Enter device farms. Imagine a factory, with dozens of workers sitting in front of rows and rows of iPhones, and you get the idea.
At CPIs of $2, it’s a method that’s cheap enough to tap and install over and over and over again.
So how do you distinguish the intentions of these real devices with real people in front of them from users you want to acquire?
Many fraud prevention systems would be able to flag that those users simply do not retain and never purchase anything. However, the problem here is that most real users never do either - after all, day 1 retention for most app verticals is rarely above 30%. As long as these devices farms are mixed under real traffic it’s very hard to definitively tell what’s real, and what’s fake.
When looking closer at the routine of these fraudsters we can see that they permanently have to reset their device IDs to be counted as a new install. If we can find a way to persist certain information they cannot easily delete, without transmitting any PII, we can make it much harder for the attackers to win. For example, under iOS the Adjust SDK requires a full device reset to count as another install from a device, a process that takes over 15 minutes - vastly increasing turnaround times.
Another marker we can look at is the IP address used to send SDK requests.
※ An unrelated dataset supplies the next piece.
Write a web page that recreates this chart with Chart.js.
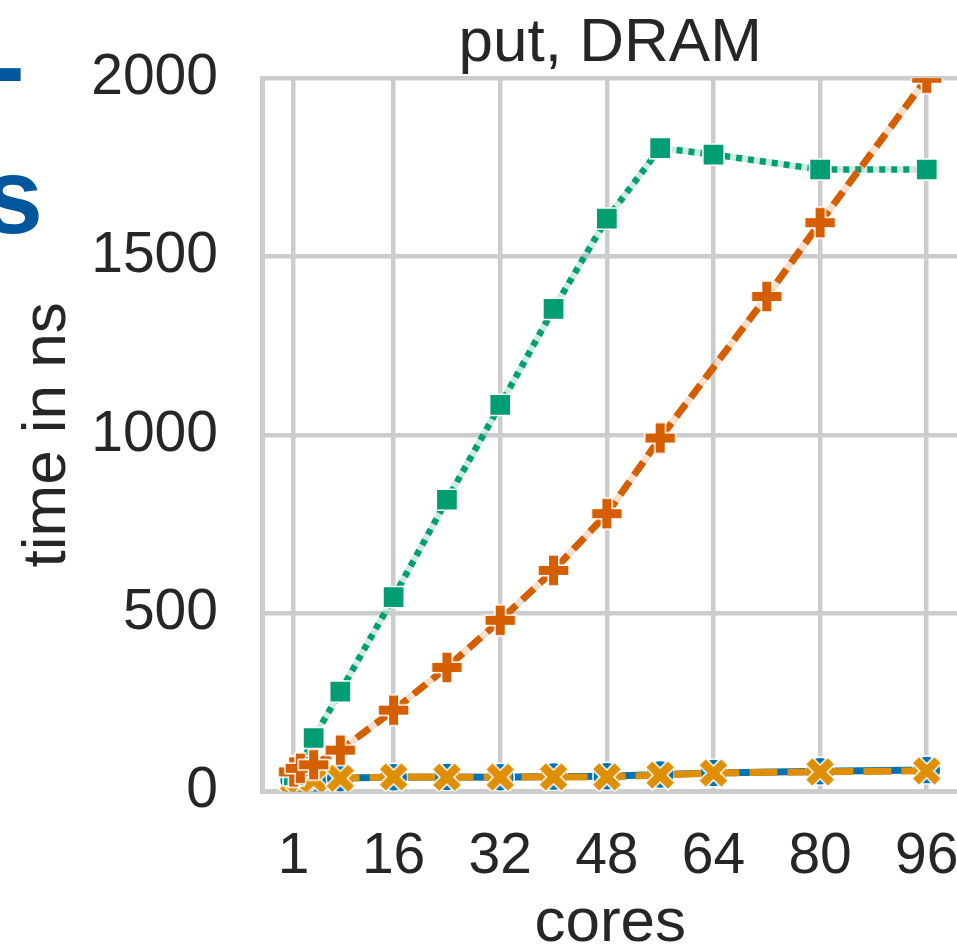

Without any masking or VPN, they simply show up as originating from countries like Vietnam or Thailand, which is easily filtered. Moving traffic via proxies or VPNs to more profitable markets like the US leaves a trace in form of IP addresses often registered to data centers. Those IPs are often found on commercially available lists that can be used to deny attribution. Using domestic IP addresses isn’t impossible but much slower and much more expensive, making this method of fraud less attractive.
These aren’t the only examples of fraud methods we’ve uncovered. SDK Spoofing (the latest method of ad fraud) was dealt with in a similar manner, and we’re always on the lookout for the what’s to come next, as there is always a bigger case to deal with.